What this task involves: Reproduce exactly the lines below, from the first one through the line containing "x = [i + 0.5 for i in range(len(years))]", and omit any pictures.

Provided records:

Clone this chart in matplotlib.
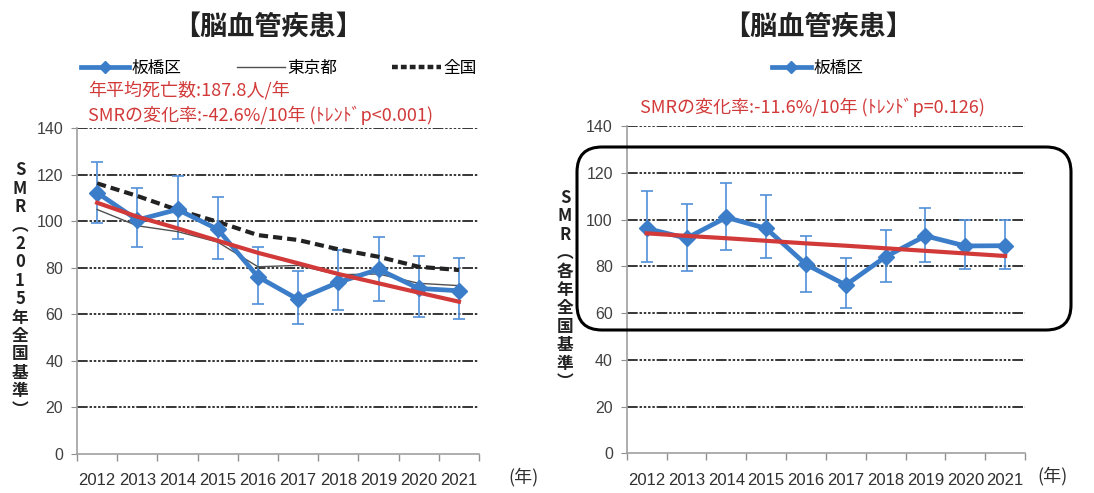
import matplotlib.pyplot as plt
from matplotlib.patches import FancyBboxPatch
from matplotlib.lines import Line2D

plt.rcParams['font.family'] = ['Noto Sans CJK JP', 'DejaVu Sans']
num_font = ['Liberation Sans Narrow', 'Liberation Sans', 'Noto Sans CJK JP']

years = ['2012', '2013', '2014', '2015', '2016', '2017', '2018', '2019', '2020', '2021']

# 左: SMR(2015年全国基準)
itabashi_l = [112.2, 100.5, 105.0, 96.5, 76.1, 66.4, 73.7, 79.3, 71.1, 70.1]
itabashi_l_hi = [125.5, 114.3, 119.4, 110.5, 89.0, 78.6, 87.6, 93.0, 85.0, 84.3]
itabashi_l_lo = [99.3, 89.0, 92.3, 83.6, 64.3, 55.7, 61.8, 65.8, 58.7, 58.0]
tokyo_l = [105.0, 98.0, 95.5, 91.0, 80.4, 81.0, 77.0, 77.3, 73.3, 72.3]
zenkoku_l = [116.2, 110.8, 104.8, 99.7, 94.0, 91.9, 87.9, 84.7, 80.4, 79.0]
trend_l = [107.9, 101.9, 96.9, 91.6, 86.4, 81.9, 77.3, 73.3, 69.3, 65.4]

# 右: SMR(各年全国基準)
itabashi_r = [96.2, 92.0, 100.9, 96.2, 80.8, 72.0, 84.1, 93.0, 88.7, 88.8]
itabashi_r_hi = [112.2, 106.5, 115.5, 110.5, 93.0, 83.7, 95.5, 104.8, 99.8, 99.8]
itabashi_r_lo = [82.0, 78.0, 87.0, 83.7, 69.1, 62.3, 73.1, 82.0, 78.8, 78.8]
trend_r = [94.1, 93.0, 92.0, 90.9, 89.8, 88.8, 87.7, 86.6, 85.5, 84.4]

yticks = [0, 20, 40, 60, 80, 100, 120, 140]

blue = '#3b7dc8'
red = '#d23a3a'
grid_dash = (0, (7, 1.2, 1.6, 1.2, 1.6, 1.2, 1.6, 1.2, 1.6, 1.2))

fig = plt.figure(figsize=(10.94, 4.93), dpi=100)
ax1 = fig.add_axes([0.0704, 0.0791, 0.3675, 0.6613])
ax2 = fig.add_axes([0.5729, 0.0805, 0.3641, 0.6639])

x = [i + 0.5 for i in range(len(years))]


def style(ax, nen_x):
    ax.set_xlim(0, len(years))
    ax.set_ylim(0, 140)
    ax.set_yticks(yticks)
    ax.set_yticklabels([str(v) for v in yticks], family=num_font, fontsize=11.5, color='#404040')
    ax.set_xticks(range(len(years) + 1))
    ax.set_xticklabels([])
    ax.set_xticks(x, minor=True)
    ax.set_xticklabels(years, minor=True, family=num_font, fontsize=12, color='#303030')
    ax.tick_params(axis='x', which='major', direction='out', length=5, color='#909090', width=1)
    ax.tick_params(axis='x', which='minor', length=0, pad=14)
    ax.tick_params(axis='y', direction='out', length=4, color='#909090', pad=6)
    for s in ['top', 'right']:
        ax.spines[s].set_visible(False)
    for s in ['left', 'bottom']:
        ax.spines[s].set_color('#a0a0a0')
        ax.spines[s].set_linewidth(1.2)
    for v in yticks[1:]:
        ax.axhline(v, color='black', lw=1.1, linestyle=grid_dash, zorder=1)
    ax.text(nen_x, -0.07, '(年)', transform=ax.transAxes, fontsize=13, color='#303030',
            va='center', ha='left')


style(ax1, 1.072)
style(ax2, 1.03)

# 左パネル
ax1.errorbar(x, itabashi_l,
             yerr=[[a - b for a, b in zip(itabashi_l, itabashi_l_lo)],
                   [b - a for a, b in zip(itabashi_l, itabashi_l_hi)]],
             fmt='none', ecolor='#5090d8', elinewidth=1.2, capsize=4, capthick=1.2, zorder=3)
ax1.plot(x, zenkoku_l, color='#222222', lw=3, linestyle=(0, (2.2, 1.2)), zorder=4)
ax1.plot(x, tokyo_l, color='#505050', lw=1, zorder=4)
ax1.plot(x, itabashi_l, color=blue, lw=3.4, marker='D', markersize=8, zorder=5)
ax1.plot(x, trend_l, color=red, lw=3, zorder=6)

# 右パネル
ax2.errorbar(x, itabashi_r,
             yerr=[[a - b for a, b in zip(itabashi_r, itabashi_r_lo)],
                   [b - a for a, b in zip(itabashi_r, itabashi_r_hi)]],
             fmt='none', ecolor='#5090d8', elinewidth=1.2, capsize=4, capthick=1.2, zorder=3)
ax2.plot(x, itabashi_r, color=blue, lw=3.4, marker='D', markersize=8, zorder=5)
ax2.plot(x, trend_r, color=red, lw=3, zorder=6)

# タイトル
fig.text(268 / 1094, 1 - 27 / 493, '【脳血管疾患】', ha='center', va='center',
         fontsize=19.5, fontweight='bold', color='#222222')
fig.text(818 / 1094, 1 - 27 / 493, '【脳血管疾患】', ha='center', va='center',
         fontsize=19.5, fontweight='bold', color='#222222')

# 凡例
h_blue = Line2D([], [], color=blue, lw=3.4, marker='D', markersize=6)
h_tokyo = Line2D([], [], color='#505050', lw=1)
h_zen = Line2D([], [], color='#222222', lw=3.2, linestyle=(0, (1.3, 0.7)))
fig.legend([h_blue, h_tokyo, h_zen], ['板橋区', '東京都', '全国'], ncol=3, frameon=False,
           loc='center left', bbox_to_anchor=(81 / 1094, 1 - 68 / 493), fontsize=12,
           handlelength=2.9, handletextpad=0.15, columnspacing=3.3, borderaxespad=0, borderpad=0)
fig.legend([h_blue], ['板橋区'], frameon=False,
           loc='center', bbox_to_anchor=(818 / 1094, 1 - 68 / 493), fontsize=12,
           handlelength=2.3, handletextpad=0.2, borderaxespad=0, borderpad=0)

# 注記
fig.text(88 / 1094, 1 - 90 / 493, '年平均死亡数:187.8人/年', color=red, fontsize=13,
         va='center', ha='left')
fig.text(88 / 1094, 1 - 115 / 493, 'SMRの変化率:-42.6%/10年 (ﾄﾚﾝﾄﾞp<0.001)', color=red,
         fontsize=13, va='center', ha='left')
fig.text(640 / 1094, 1 - 107 / 493, 'SMRの変化率:-11.6%/10年 (ﾄﾚﾝﾄﾞp=0.126)', color=red,
         fontsize=13, va='center', ha='left')

# 縦書きの軸ラベル
fig.text(20 / 1094, 1 - 290 / 493, '\n'.join('SMR︵2015年全国基準︶'), ha='center', va='center',
         fontsize=12, linespacing=1.03, color='#222222', fontweight='bold')
fig.text(565 / 1094, 1 - 290 / 493, '\n'.join('SMR︵各年全国基準︶'), ha='center', va='center',
         fontsize=12, linespacing=1.03, color='#222222', fontweight='bold')

# 右パネルの囲み
box = FancyBboxPatch((5.77, 1.63), 4.94, 1.83, boxstyle='round,pad=0,rounding_size=0.25',
                     transform=fig.dpi_scale_trans, fill=False, ec='black', lw=2.2, zorder=10)
fig.patches.append(box)

fig.savefig('out.png', dpi=100)
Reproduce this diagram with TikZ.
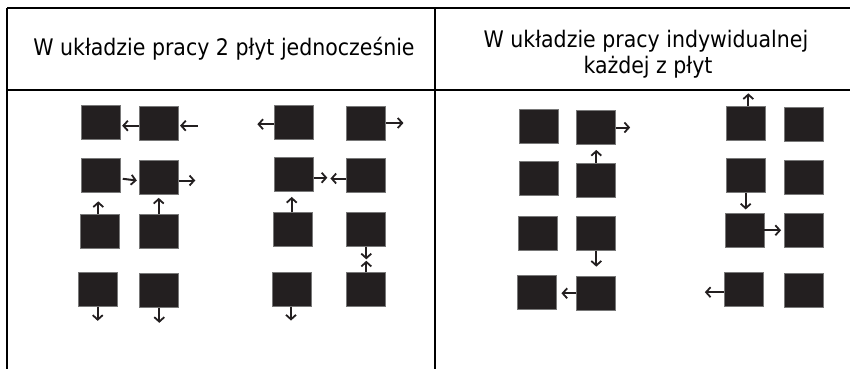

Response:
Clone this chart in matplotlib.
import matplotlib.pyplot as plt
from matplotlib.patches import FancyBboxPatch
from matplotlib.lines import Line2D

plt.rcParams['font.family'] = ['Noto Sans CJK JP', 'DejaVu Sans']
num_font = ['Liberation Sans Narrow', 'Liberation Sans', 'Noto Sans CJK JP']

years = ['2012', '2013', '2014', '2015', '2016', '2017', '2018', '2019', '2020', '2021']

# 左: SMR(2015年全国基準)
itabashi_l = [112.2, 100.5, 105.0, 96.5, 76.1, 66.4, 73.7, 79.3, 71.1, 70.1]
itabashi_l_hi = [125.5, 114.3, 119.4, 110.5, 89.0, 78.6, 87.6, 93.0, 85.0, 84.3]
itabashi_l_lo = [99.3, 89.0, 92.3, 83.6, 64.3, 55.7, 61.8, 65.8, 58.7, 58.0]
tokyo_l = [105.0, 98.0, 95.5, 91.0, 80.4, 81.0, 77.0, 77.3, 73.3, 72.3]
zenkoku_l = [116.2, 110.8, 104.8, 99.7, 94.0, 91.9, 87.9, 84.7, 80.4, 79.0]
trend_l = [107.9, 101.9, 96.9, 91.6, 86.4, 81.9, 77.3, 73.3, 69.3, 65.4]

# 右: SMR(各年全国基準)
itabashi_r = [96.2, 92.0, 100.9, 96.2, 80.8, 72.0, 84.1, 93.0, 88.7, 88.8]
itabashi_r_hi = [112.2, 106.5, 115.5, 110.5, 93.0, 83.7, 95.5, 104.8, 99.8, 99.8]
itabashi_r_lo = [82.0, 78.0, 87.0, 83.7, 69.1, 62.3, 73.1, 82.0, 78.8, 78.8]
trend_r = [94.1, 93.0, 92.0, 90.9, 89.8, 88.8, 87.7, 86.6, 85.5, 84.4]

yticks = [0, 20, 40, 60, 80, 100, 120, 140]

blue = '#3b7dc8'
red = '#d23a3a'
grid_dash = (0, (7, 1.2, 1.6, 1.2, 1.6, 1.2, 1.6, 1.2, 1.6, 1.2))

fig = plt.figure(figsize=(10.94, 4.93), dpi=100)
ax1 = fig.add_axes([0.0704, 0.0791, 0.3675, 0.6613])
ax2 = fig.add_axes([0.5729, 0.0805, 0.3641, 0.6639])

x = [i + 0.5 for i in range(len(years))]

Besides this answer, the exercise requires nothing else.